Every week seems to introduce new developments with the California Consumer Privacy Act (CCPA) either from consumer concerns, business compliance and/or how the California Attorney General (AG) will handle enforcement. One notion is clear; companies must have an operationalized privacy program in place to demonstrate compliance. Doing nothing will give rise to risks of litigation and enforcement.

In late February, the International Association of Privacy Professionals (IAPP) held the CCPA Comprehensive 2019 conference.  Topics ranged from scope and definitions of the CCPA, CCPA’s contrasts with GDPR and grey areas of the CCPA statute such as the definition of personal information. The definition of sales, transparency and consent handling were also topics discussed.

During Q&As, a number of discussions surrounded the CCPA provisions that may materially impact businesses, including obligations. For example, implications for companies that use service providers or transfer personal information to third parties. The one-year lookback period and enforcement by the California AG was another topic of concern.

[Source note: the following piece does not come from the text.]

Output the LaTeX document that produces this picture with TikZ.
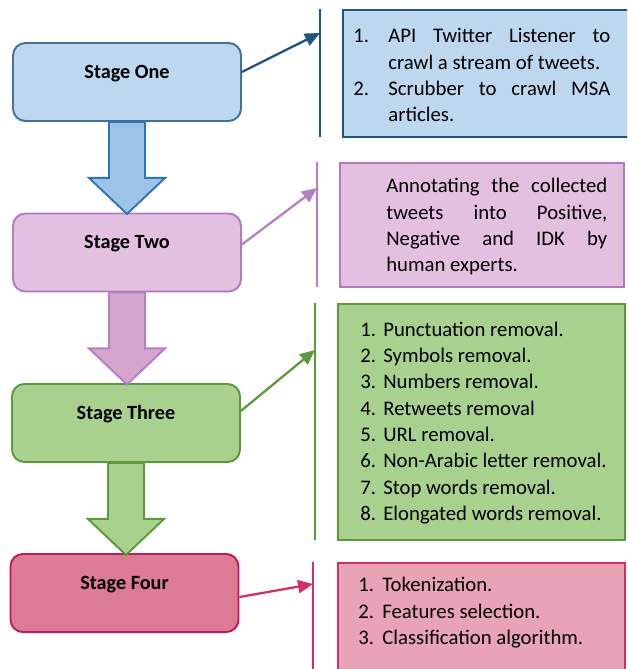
\documentclass[tikz,border=0pt]{standalone}
\usepackage{fontspec}
\setmainfont{Carlito}
\usetikzlibrary{arrows.meta}

\definecolor{oneFill}{HTML}{BDD7EE}
\definecolor{oneLine}{HTML}{41719C}
\definecolor{oneDark}{HTML}{1F5384}
\definecolor{oneArrowFill}{HTML}{9DC3E6}
\definecolor{oneArrowLine}{HTML}{2E75B6}
\definecolor{twoFill}{HTML}{E3C0DF}
\definecolor{twoLine}{HTML}{B07CC0}
\definecolor{twoArrowFill}{HTML}{D5A6CD}
\definecolor{twoArrowLine}{HTML}{B57FC6}
\definecolor{threeFill}{HTML}{A9D18E}
\definecolor{threeLine}{HTML}{5B9A3A}
\definecolor{fourFill}{HTML}{DD7B97}
\definecolor{fourLine}{HTML}{C3185E}
\definecolor{fourBoxFill}{HTML}{E8A3B6}
\definecolor{fourBoxLine}{HTML}{D52D69}

\begin{document}
\begin{tikzpicture}[x=0.02cm,y=-0.02cm]
	\tikzstyle{every node}=[font=\fontsize{11.8}{15}\selectfont]
	\tikzstyle{stagebox}=[draw,rounded corners=7pt,line width=1.1pt,minimum width=4.56cm,inner sep=0pt,text height=0.705cm,text depth=0.855cm,font=\fontsize{11.5}{15}\selectfont\bfseries]
	\tikzstyle{listbox}=[line width=1.3pt]
	\tikzstyle{listtext}=[anchor=west,inner sep=0pt,align=left]
	\tikzstyle{bar}=[line width=1.3pt]
	\tikzstyle{pointer}=[line width=1.3pt,-{Triangle[length=0.3cm,width=0.26cm]}]
	\tikzstyle{bigarrow}=[line width=1.1pt]

	\useasboundingbox (0,0) rectangle (627,669);
	\clip (0,0) rectangle (627,669);

	\node [stagebox,fill=oneFill,draw=oneLine] (stage1) at (127,82) {Stage One};
	\node [stagebox,fill=twoFill,draw=twoLine] (stage2) at (127,252.5) {Stage Two};
	\node [stagebox,fill=threeFill,draw=threeLine] (stage3) at (126,423) {Stage Three};
	\node [stagebox,fill=fourFill,draw=fourLine] (stage4) at (124.5,593) {Stage Four};

	\foreach \a/\f/\d in {stage1/oneArrowFill/oneArrowLine, stage2/twoArrowFill/twoArrowLine, stage3/threeFill/threeLine}
		\draw [bigarrow,fill=\f,draw=\d,shift={(\a.south)}] (-18,0) -- (-18,56) -- (-38,56) -- (0,92) -- (38,56) -- (18,56) -- (18,0) -- cycle;

	\draw [listbox,fill=oneFill,draw=oneDark] (343,10) rectangle (640,137);
	\node [listtext] (list1) at (353,77) {\begin{tabular}{@{}p{0.7cm}@{}l@{}}
		1. & \makebox[4.44cm][s]{API Twitter Listener to}\\
		   & crawl a stream of tweets.\\
		2. & \makebox[4.44cm][s]{Scrubber to crawl MSA}\\
		   & articles.
	\end{tabular}};

	\draw [listbox,fill=twoFill,draw=twoLine] (340,163) rectangle (624,287);
	\node [listtext] (list2) at (386,227) {\begin{tabular}{@{}l@{}}
		\makebox[4.42cm][s]{Annotating the collected}\\
		\makebox[4.42cm][s]{tweets into Positive,}\\
		\makebox[4.42cm][s]{Negative and IDK by}\\
		human experts.
	\end{tabular}};

	\draw [listbox,fill=threeFill,draw=threeLine] (338,304) rectangle (625,540);
	\node [listtext] (list3) at (360,423) {\begin{tabular}{@{}p{0.46cm}@{}l@{}}
		1. & Punctuation removal.\\
		2. & Symbols removal.\\
		3. & Numbers removal.\\
		4. & Retweets removal\\
		5. & URL removal.\\
		6. & Non-Arabic letter removal.\\
		7. & Stop words removal.\\
		8. & Elongated words removal.
	\end{tabular}};

	\draw [listbox,fill=fourBoxFill,draw=fourBoxLine] (338,563) rectangle (625,700);
	\node [listtext] (list4) at (358,613) {\begin{tabular}{@{}p{0.48cm}@{}l@{}}
		1. & Tokenization.\\
		2. & Features selection.\\
		3. & Classification algorithm.
	\end{tabular}};

	\coordinate (bar1top) at (320,9);
	\coordinate (bar1bot) at (320,137);
	\coordinate (tip1) at (320,33);
	\coordinate (bar2top) at (317,162);
	\coordinate (bar2bot) at (317,287);
	\coordinate (tip2) at (317,188);
	\coordinate (bar3top) at (315,303);
	\coordinate (bar3bot) at (315,540);
	\coordinate (tip3) at (315,350);
	\coordinate (bar4top) at (313,562);
	\coordinate (bar4bot) at (313,700);
	\coordinate (tip4) at (313,584);

	\draw [bar,draw=oneDark] (bar1top) -- (bar1bot);
	\draw [bar,draw=twoArrowLine] (bar2top) -- (bar2bot);
	\draw [bar,draw=threeLine] (bar3top) -- (bar3bot);
	\draw [bar,draw=fourBoxLine] (bar4top) -- (bar4bot);

	\draw [pointer,oneDark] (stage1.5) -- (tip1);
	\draw [pointer,twoArrowLine] (stage2.4) -- (tip2);
	\draw [pointer,threeLine] (stage3.6) -- (tip3);
	\draw [pointer,fourBoxLine] (stage4.358) -- (tip4);
\end{tikzpicture}
\end{document}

Finally, questions were raised concerning the impetus for companies to develop an Employee Privacy Policy that addresses how an employee has to treat data in a particular manner with obligations similar to privacy professionals, as well as processes for employees to report and ask for copies of their data.

On the other hand, also in late February, 2019 SB-561 was introduced as an amendment to the CCPA that seeks to strengthen the private right of actions for consumers (see SB-561 CCPA Amendment). With all the flux and uncertainty, it is not surprising that businesses take a wait and see approach to not waste resources and investment.

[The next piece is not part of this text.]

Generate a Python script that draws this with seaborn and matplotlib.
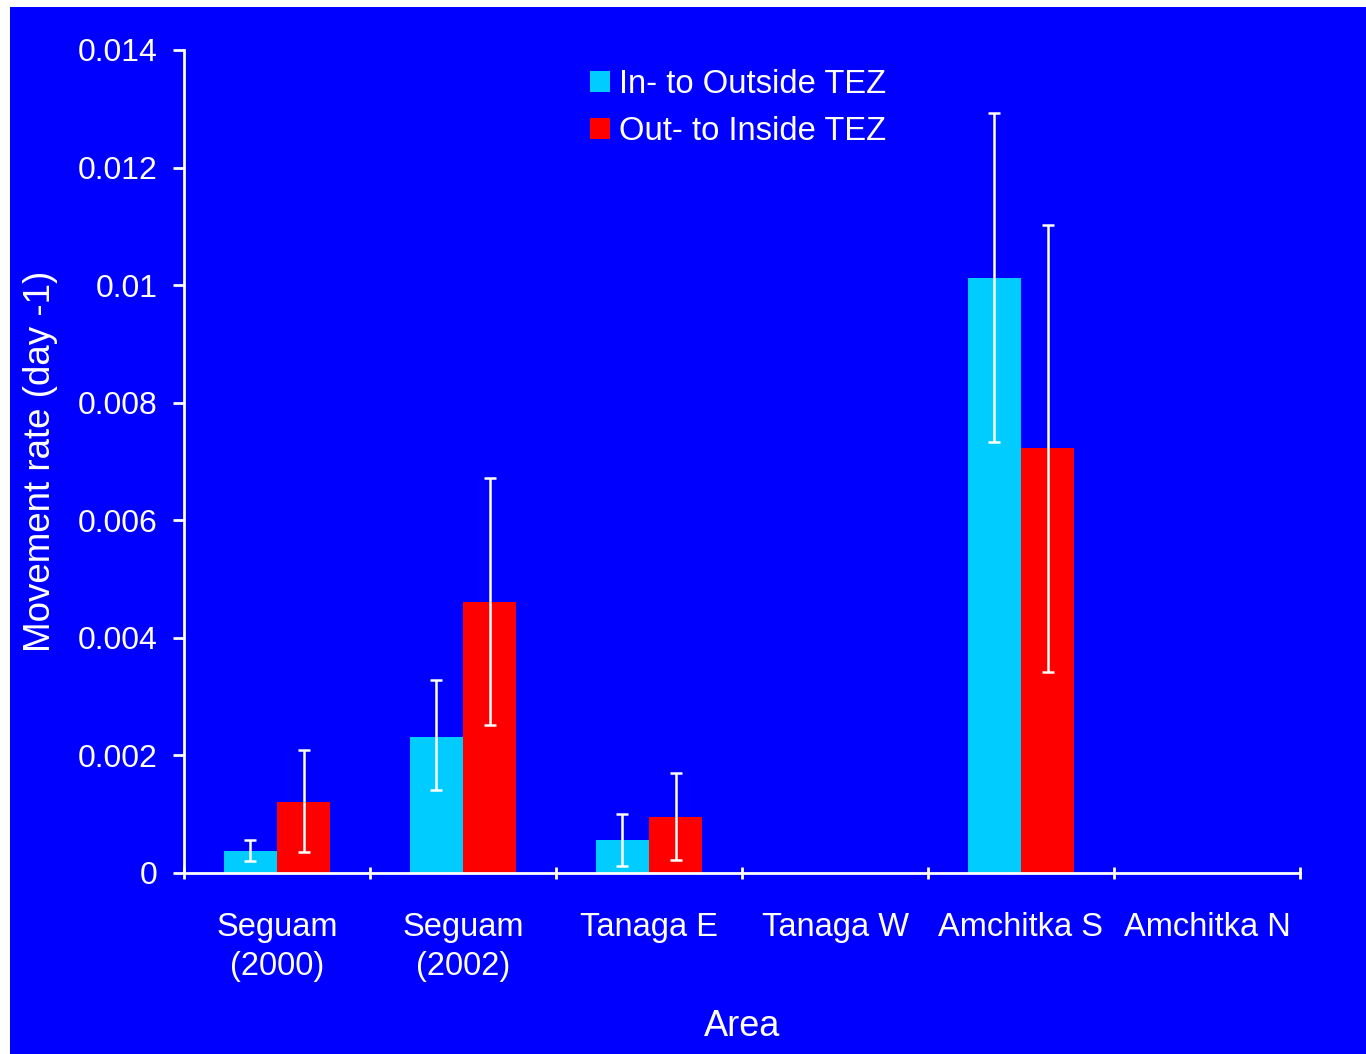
import matplotlib
matplotlib.use("Agg")
import matplotlib.pyplot as plt
import pandas as pd
import seaborn as sns
from matplotlib.patches import Rectangle
from matplotlib.ticker import FuncFormatter, FixedLocator

BLUE = "#0000FF"
CYAN = "#00CCFF"
RED = "#FF0000"

areas = ["Seguam\n(2000)", "Seguam\n(2002)", "Tanaga E", "Tanaga W", "Amchitka S", "Amchitka N"]
directions = ["In- to Outside TEZ", "Out- to Inside TEZ"]

# movement rates (day -1)
in_to_out = [0.00037, 0.00231, 0.00056, 0.0, 0.01012, 0.0]
out_to_in = [0.00121, 0.00461, 0.00095, 0.0, 0.00723, 0.0]

# error bar ends (low / high); None where no bar is shown
in_to_out_low = [0.00020, 0.00141, 0.00012, None, 0.00733, None]
in_to_out_high = [0.00056, 0.00328, 0.00100, None, 0.01293, None]
out_to_in_low = [0.00036, 0.00252, 0.00022, None, 0.00342, None]
out_to_in_high = [0.00209, 0.00672, 0.00170, None, 0.01102, None]

sns.set_style("ticks")
plt.rcParams["font.family"] = ["Liberation Sans", "DejaVu Sans"]
plt.rcParams["text.color"] = "white"
plt.rcParams["axes.labelcolor"] = "white"

df = pd.DataFrame({
    "Area": areas * 2,
    "Rate": in_to_out + out_to_in,
    "Direction": [directions[0]] * len(areas) + [directions[1]] * len(areas),
})

fig = plt.figure(figsize=(13.66, 10.54), dpi=100)
fig.patch.set_facecolor("white")
fig.patches.append(Rectangle((10 / 1366, 0), 1, 1 - 7 / 1054, transform=fig.transFigure,
                             facecolor=BLUE, edgecolor="none", zorder=-1))

ax = fig.add_axes([184 / 1366, 181 / 1054, 1116 / 1366, 823 / 1054])
ax.set_facecolor("none")

sns.barplot(data=df, x="Area", y="Rate", hue="Direction", hue_order=directions,
            palette=[CYAN, RED], saturation=1, width=0.57, gap=0, errorbar=None,
            linewidth=0, ax=ax)

# error bars on top of the seaborn bars
err_sets = [(in_to_out_low, in_to_out_high), (out_to_in_low, out_to_in_high)]
for container, (lows, highs) in zip(ax.containers, err_sets):
    for bar, lo, hi in zip(container, lows, highs):
        if lo is None:
            continue
        x = bar.get_x() + bar.get_width() / 2
        y = bar.get_height()
        ax.errorbar(x, y, yerr=[[y - lo], [hi - y]], fmt="none", ecolor="white",
                    elinewidth=1.8, capsize=4.5, capthick=1.8, zorder=5)

ax.set_ylim(0, 0.014)
ax.set_xlim(-0.5, len(areas) - 0.5)
ax.yaxis.set_major_locator(FixedLocator([i * 0.002 for i in range(8)]))
ax.yaxis.set_major_formatter(FuncFormatter(lambda v, p: f"{v:g}"))

# ticks at category boundaries, labels at category centres
ax.set_xticks([i - 0.5 for i in range(len(areas) + 1)])
ax.set_xticklabels([])
ax.set_xticks(range(len(areas)), minor=True)
ax.set_xticklabels(areas, minor=True, fontsize=23.5, color="white", linespacing=1.32)
ax.tick_params(axis="x", which="minor", length=0, pad=28)
ax.tick_params(axis="x", which="major", length=9, width=2, color="white", direction="inout")
ax.tick_params(axis="y", length=8, width=2, color="white", labelsize=23,
               labelcolor="white", pad=11)

for side in ["top", "right"]:
    ax.spines[side].set_visible(False)
for side in ["left", "bottom"]:
    ax.spines[side].set_color("white")
    ax.spines[side].set_linewidth(2)

ax.set_xlabel("Area", fontsize=26, labelpad=20)
ax.set_ylabel("Movement rate (day -1)", fontsize=26.5, labelpad=14)

ax.legend(loc="upper left", bbox_to_anchor=(590 / 1366, 1 - 69 / 1054),
          bbox_transform=fig.transFigure, frameon=False, fontsize=23.6,
          handlelength=0.6, handleheight=0.6, handletextpad=0.28,
          labelspacing=0.5, borderpad=0, borderaxespad=0, title=None)

fig.savefig("out.png", dpi=100, facecolor=fig.get_facecolor())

However, all the speakers and panelists at the CCPA Comprehensive did come to a consensus on recommendations businesses should be doing now in preparation for CCPA. Overall, seek to operationalize your privacy program based on privacy trends and anticipated litigation. Relying on CCPA exemptions and safe harbors may not be the best approach from a compliance perspective. Other recommendations include creating FAQs consumers may ask of the business upon enactment of CCPA; updating business privacy policies, and finally, operationalizing what may be prosecuted by private consumers or the CA AG.